Panasonic revolutionized camera technology in 2008 with the introduction of the GX1, the world's first mirror-less camera. "We removed the mirror component and replaced the optical viewfinder with an electrical component," says Darin Pepple, senior marketing manager at Panasonic. It utilized pre-existing technology called Micro Four Thirds sensor, which allows users to change lenses the way they did with larger digital SLR (single lens reflex) cameras, minus the bulk.

Various companies have followed suit, releasing their own versions of mirror-less cameras. But with the new GM1, Panasonic is determined to show that this same quality can come in a miniature size. "What we found is that there is a category of people who are interested in SLR technology that is more portable," says Pepple. "Yes, you can get a portable pocket camera with built-in lens, but not the same large sensor. We asked ourselves, how can we do this with something that’s not a point-and-shoot?"

For the GM1, Panasonic counters the conventional thinking that small cameras must be equipped with small sensors. Instead, this one has interchangeable lenses and the large, 16-megapixel Digital Live MOS Sensor based on the Micro Four Thirds system, the same as the larger GX7. It is sold with a specially designed kit zoom lens. "It's a more optimal use of technology to reduce the lens length," Pepple explains. "When you're not using the lens, it folds in and gets really flat.
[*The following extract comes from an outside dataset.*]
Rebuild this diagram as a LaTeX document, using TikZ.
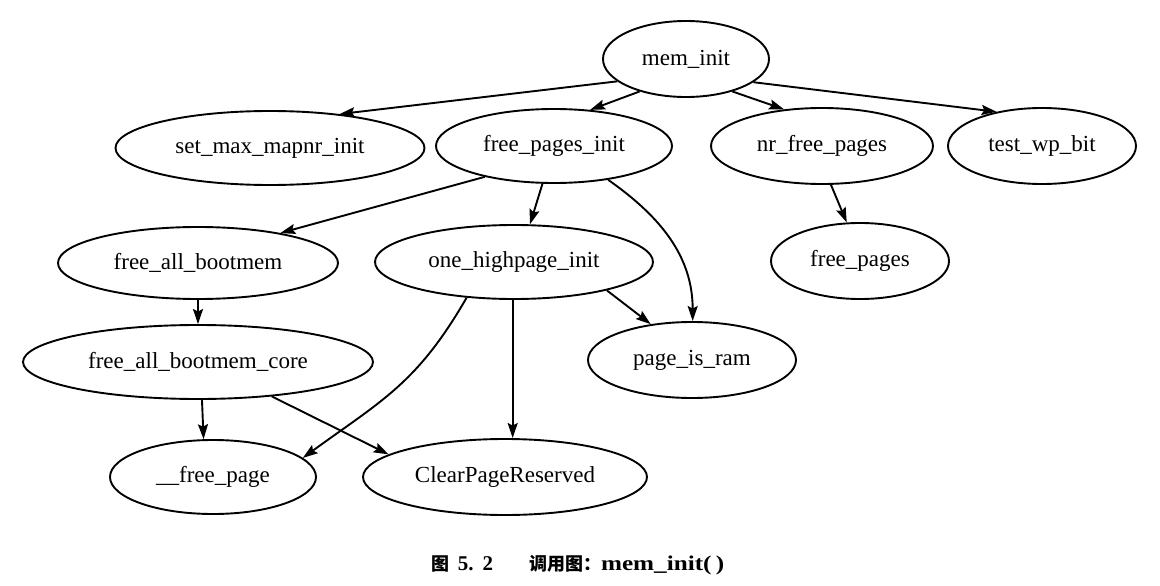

Also, by reducing some of the internal components that control metering and the frame, we were able to get the size of a point-and-shoot, but with the quality of digital cameras."

The GM1's creators also wanted to compete with the allure of smartphone photography. "In terms of creativity, people enjoy smartphones because they have apps," says Pepple. "We've addressed that with 22 popular filter effects. Not only that, but we have in-camera editing, meaning you can quite easily do something like erase the powerlines behind someone's head."

The camera can also be used in tandem with a phone if the user switches it to Wi-Fi mode and downloads the Image App from Lumix. That turns the mobile phone into a remote control that can be used to view what the camera is aimed at, and even shoot and facilitate with playback mode. The app also makes it possible to transfer an image from the camera to Instagram, Facebook, or other social media sites with the swipe of a finger. But unlike phones, the GM1 can switch between video and still photography without interruption.

With a hefty $750 price tag, the GM1 isn't for everyone. But because of the technologies poured into this petite powerhouse, it will have a chance to compete with other professional-grade DSLR and DSLM cameras—and photo-loving smartphone addicts.

Editor's Note: A previous version of the story stated that in 2008 Panasonic had released the GX7. We regret the error.